Mick, whom we all remember for enlightening us about fake concentration camps in Bosnia during his fading stint as an RCPer , may be onto something here. Obviously, such a crucial question as the justice of war cannot be reduced to such low-key wrangling between a BBC reporter and Her Majesty's government. Similarly, when Nick Cohen (still clutching his left credentials like a moth-eaten security blanket) notes that the Hutton Inquiry cannot have been a whitewash in all seriousness because its remit was so narrow, he again has a point in directing us to the big picture.
But such exhortations risk throwing the bitch out with the bath-water. For one thing, I'm not at all sure the question of Blair's dishonesty is irrelevant, nor is it so bad from a strategic point of view to feign innocence and pretend we think Hutton will deliver something more than a whitewash. The immediate effect of Hutton's report has been to elicit a mass, hearty jeer of contempt from most of the public, matched instantly by heated applause and relief from Labour MPs so reflexive in their adulation of Tony's matchless capacity to slither out of any old shit he gets himself into. The Hutton Inquiry unearthed a mountain of evidence, which only needs looking at to realise the extensive probing and tailoring that went into the September dossier.
Honest Tony, the Used Arms Dealer, has no credibility left. Once a savvy political operator with charmed fortunes, he still knows how to rig an Inquiry and engineer victory over pitched parliamentary battles. Yet, one would expect no less from someone with the power and privileges of the British Prime Minister. What he lacks is any remaining affinity with the British voter. American voters, it is true, love him and take him to be as earnest as when he gave his marriage vows, which is exactly how they treated Clinton. But then they've got less to compare him with, and have had no time to get sick of him. His petulant outbursts of sanctimony over everything from public sector workers ("scars on my back") to antiwar demonstrators ("blood on their hands") have only depleted his moral standing in the UK. The completeness of his victory in Hutton is also a complete failure.

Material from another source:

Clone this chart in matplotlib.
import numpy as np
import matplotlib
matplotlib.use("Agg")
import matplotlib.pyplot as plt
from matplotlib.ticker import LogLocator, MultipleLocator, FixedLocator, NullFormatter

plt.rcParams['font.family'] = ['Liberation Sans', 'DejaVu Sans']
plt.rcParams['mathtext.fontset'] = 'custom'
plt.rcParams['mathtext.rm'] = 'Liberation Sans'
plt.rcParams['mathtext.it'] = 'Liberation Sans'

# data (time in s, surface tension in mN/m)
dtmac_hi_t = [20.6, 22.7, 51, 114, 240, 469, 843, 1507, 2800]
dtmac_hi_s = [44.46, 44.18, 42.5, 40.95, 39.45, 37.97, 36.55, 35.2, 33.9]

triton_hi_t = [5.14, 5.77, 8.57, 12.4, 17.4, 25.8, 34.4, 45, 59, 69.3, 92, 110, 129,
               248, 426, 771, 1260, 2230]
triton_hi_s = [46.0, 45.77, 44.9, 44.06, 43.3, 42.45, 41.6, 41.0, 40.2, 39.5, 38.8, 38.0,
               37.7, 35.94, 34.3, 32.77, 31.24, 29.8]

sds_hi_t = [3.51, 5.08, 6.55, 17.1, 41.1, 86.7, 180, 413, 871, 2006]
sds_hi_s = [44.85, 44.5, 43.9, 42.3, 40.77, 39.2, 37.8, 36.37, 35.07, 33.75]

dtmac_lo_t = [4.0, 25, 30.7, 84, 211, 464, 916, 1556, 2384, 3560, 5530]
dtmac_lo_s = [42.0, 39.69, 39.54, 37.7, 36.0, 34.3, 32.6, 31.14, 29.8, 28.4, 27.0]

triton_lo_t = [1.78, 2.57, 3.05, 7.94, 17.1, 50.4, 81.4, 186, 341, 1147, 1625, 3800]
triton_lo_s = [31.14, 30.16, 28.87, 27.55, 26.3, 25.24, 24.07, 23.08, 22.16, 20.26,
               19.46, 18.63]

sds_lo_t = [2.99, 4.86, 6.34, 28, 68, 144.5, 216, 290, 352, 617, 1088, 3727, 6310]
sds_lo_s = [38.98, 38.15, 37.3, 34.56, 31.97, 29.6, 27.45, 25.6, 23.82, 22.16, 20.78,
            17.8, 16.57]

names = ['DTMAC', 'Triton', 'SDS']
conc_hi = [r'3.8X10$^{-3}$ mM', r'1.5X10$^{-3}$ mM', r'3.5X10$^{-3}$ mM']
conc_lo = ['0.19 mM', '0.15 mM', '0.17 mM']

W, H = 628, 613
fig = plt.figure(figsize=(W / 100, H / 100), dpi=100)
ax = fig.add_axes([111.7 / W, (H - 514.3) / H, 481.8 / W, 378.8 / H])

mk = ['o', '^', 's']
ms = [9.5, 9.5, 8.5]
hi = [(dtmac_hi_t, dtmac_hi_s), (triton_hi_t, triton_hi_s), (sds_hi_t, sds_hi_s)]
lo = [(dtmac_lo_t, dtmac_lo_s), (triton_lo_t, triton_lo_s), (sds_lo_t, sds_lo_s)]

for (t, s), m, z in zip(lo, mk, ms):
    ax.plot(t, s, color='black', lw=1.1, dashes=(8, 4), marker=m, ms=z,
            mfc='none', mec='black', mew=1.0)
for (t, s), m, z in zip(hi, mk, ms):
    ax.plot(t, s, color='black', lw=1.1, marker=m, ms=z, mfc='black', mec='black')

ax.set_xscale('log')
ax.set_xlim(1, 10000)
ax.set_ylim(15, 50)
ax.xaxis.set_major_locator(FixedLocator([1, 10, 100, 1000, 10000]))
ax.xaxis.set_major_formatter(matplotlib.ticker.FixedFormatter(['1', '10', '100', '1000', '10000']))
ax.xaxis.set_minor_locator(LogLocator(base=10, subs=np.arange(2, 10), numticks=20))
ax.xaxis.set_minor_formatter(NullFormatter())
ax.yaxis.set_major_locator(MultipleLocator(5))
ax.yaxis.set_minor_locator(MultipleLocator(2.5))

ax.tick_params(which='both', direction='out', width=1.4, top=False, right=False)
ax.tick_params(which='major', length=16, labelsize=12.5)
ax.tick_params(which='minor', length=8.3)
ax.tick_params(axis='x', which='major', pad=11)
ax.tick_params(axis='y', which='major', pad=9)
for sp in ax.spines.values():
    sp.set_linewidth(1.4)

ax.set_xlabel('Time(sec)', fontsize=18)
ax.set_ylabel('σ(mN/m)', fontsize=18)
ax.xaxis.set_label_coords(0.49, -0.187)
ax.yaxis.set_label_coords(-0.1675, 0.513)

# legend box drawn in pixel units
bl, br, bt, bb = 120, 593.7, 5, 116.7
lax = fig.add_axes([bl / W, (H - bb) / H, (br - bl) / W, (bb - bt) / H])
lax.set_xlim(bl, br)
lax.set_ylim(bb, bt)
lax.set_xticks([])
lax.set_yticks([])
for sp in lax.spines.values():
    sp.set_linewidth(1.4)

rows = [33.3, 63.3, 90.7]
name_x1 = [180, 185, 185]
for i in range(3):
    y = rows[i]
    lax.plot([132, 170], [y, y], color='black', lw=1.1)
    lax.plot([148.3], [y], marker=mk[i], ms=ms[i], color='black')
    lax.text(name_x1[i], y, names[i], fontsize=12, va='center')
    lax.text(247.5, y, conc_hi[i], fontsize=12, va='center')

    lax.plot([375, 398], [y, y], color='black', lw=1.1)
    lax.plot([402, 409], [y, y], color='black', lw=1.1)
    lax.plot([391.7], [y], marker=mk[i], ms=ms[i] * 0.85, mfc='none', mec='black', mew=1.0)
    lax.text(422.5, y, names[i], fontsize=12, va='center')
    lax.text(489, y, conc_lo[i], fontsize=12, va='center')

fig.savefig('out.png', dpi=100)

Consider this: The Prime Minister and his staff have been completely exhonerated, their enemies utterly tossed and gored. Not a spot of blood has touched their Gucci suits, and the naked ladies on Tony's Versace shirt-cuffs remain intact. Yet, noone believes him or Lord Hutton, nor has any love for the Labour Party. The despised BBC, however, has attracted legions of sympathisers (who may yet be put off by its groaning self-abasement before power).

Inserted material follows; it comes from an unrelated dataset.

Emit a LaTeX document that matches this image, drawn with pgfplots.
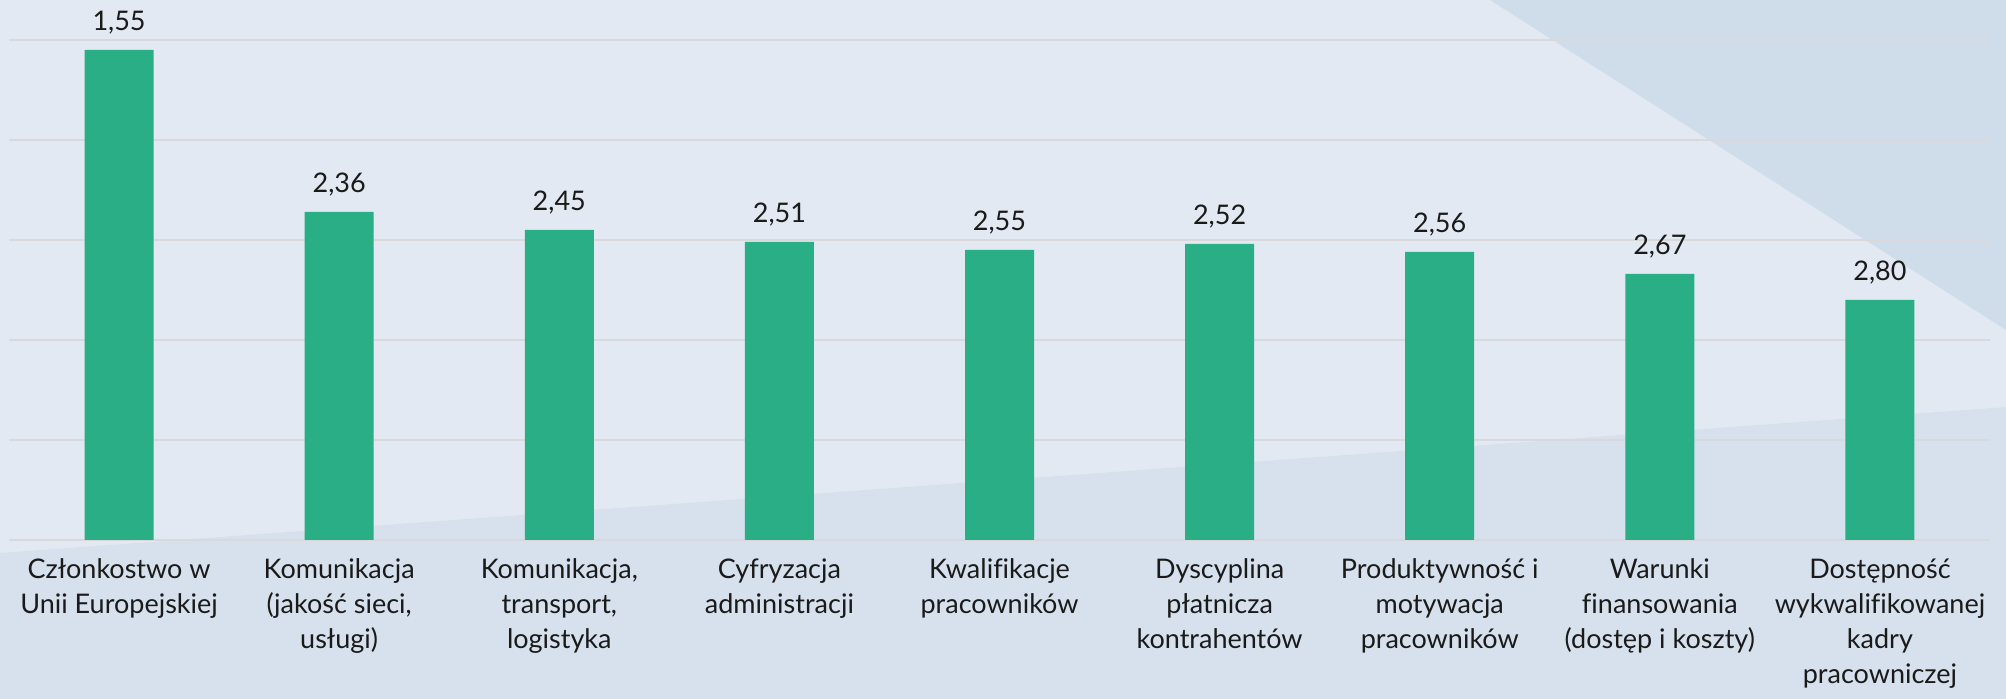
\documentclass[border=0pt]{standalone}
\usepackage{fontspec}
\setmainfont{Lato}[Ligatures=NoCommon]
\usepackage{pgfplots}
\usepackage{pgfplotstable}
\pgfplotsset{compat=1.18}
\definecolor{bgbase}{HTML}{E3E9F3}
\definecolor{bgdark}{HTML}{CFDCEA}
\definecolor{bgbottom}{HTML}{D6E1ED}
\definecolor{barcol}{HTML}{2AAE86}
\definecolor{gridcol}{HTML}{D9D9DC}
\definecolor{txt}{HTML}{1A1A1A}

% values as published (lower = better, bars drawn down from 4)
\pgfplotstableread{
x v
0 1.55
1 2.36
2 2.45
3 2.51
4 2.55
5 2.52
6 2.56
7 2.67
8 2.80
}\scores

\begin{document}
\begin{tikzpicture}
% background panels
\fill[bgbase] (-4.5pt,-79.5pt) rectangle (998.5pt,270pt);
\fill[bgbottom] (-4.5pt,-6.5pt) -- (998.5pt,66.5pt) -- (998.5pt,-79.5pt) -- (-4.5pt,-79.5pt) -- cycle;
\fill[bgdark] (740.5pt,270pt) -- (998.5pt,270pt) -- (998.5pt,105pt) -- cycle;
\useasboundingbox (-4.5pt,-79.5pt) rectangle (998.5pt,270pt);
\begin{axis}[
  scale only axis,
  width=990.5pt, height=250pt,
  xmin=-0.5, xmax=8.5,
  ymin=0, ymax=2.5,
  ybar, bar width=34.5pt,
  xtick={0,...,8},
  xticklabels={
    {Członkostwo w\\Unii Europejskiej},
    {Komunikacja\\(jakość sieci,\\usługi)},
    {Komunikacja,\\transport,\\logistyka},
    {Cyfryzacja\\administracji},
    {Kwalifikacje\\pracowników},
    {Dyscyplina\\płatnicza\\kontrahentów},
    {Produktywność i\\motywacja\\pracowników},
    {Warunki\\finansowania\\(dostęp i koszty)},
    {Dostępność\\wykwalifikowanej\\kadry\\pracowniczej}},
  xticklabel style={font=\fontsize{13.5}{17.5}\selectfont, align=center, text=txt, yshift=-6pt},
  ytick={0,0.5,...,2.5},
  yticklabels={},
  major tick length=0pt,
  axis line style={draw=none},
  ymajorgrids,
  grid style={gridcol, line width=1pt},
  nodes near coords={\pgfmathprintnumber[use comma, fixed, fixed zerofill, precision=2, assume math mode=true]{\pgfplotspointmeta}},
  nodes near coords style={font=\fontsize{13.5}{16}\selectfont, text=txt, anchor=base, yshift=9.5pt},
  point meta=explicit,
]
\addplot[fill=barcol, draw=none] table[x=x, y expr=4-\thisrow{v}, meta=v] {\scores};
\end{axis}
\end{tikzpicture}
\end{document}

Those who note the narrowness of Hutton's remit only to conclude that he could not have reached different conclusions are peddling apathy as scepticism. (One doubts, somehow, that Nick Cohen would have been happy to see the government found guilty of fantastic fabrications over this.) Lord Hutton was happy to allow his remit to extend as far as excoriating the BBC for a minute slip in editorial standards, yet would not allow a similar and perfectly reasonable extension to consider the likelihood of government manipulation of intelligence information. They also miss that what has been most damaging for Blair and the government, from this report, has been the incongruence of evidence and conclusion. There is rarely a strict adherence between the two in any public inquiry, but one usually expects a sense of correlation, a sense that the judge is tending the same way as the evidence has, and that he will get there in his doddery old brain when the pension cheques start to clear. In this case, everyone who has attended the inquiry and reported from it will say more or less the same thing - it is a tragicomic farce.
Luckily, we needn't accept it. Granting the narrowness of the Hutton Report, we nevertheless have access to its evidentiary base and also the chance to tap a groundswell of public anger. Public contempt is unlikely to dissipate , and there is an excellent chance of generating a serious political challenge to the status quo. It behooves those "left cynics" who continually mewl about the larger picture and bemoan political degeneration to contribute to its regeneration. In specific, if you see a handle, turn it. Opportunities arrive even on establishment band-wagons. And Hutton, the famed nag of the Protestant Ascendancy, has dragged before us a rickety old wagon filled with thinly veiled swag.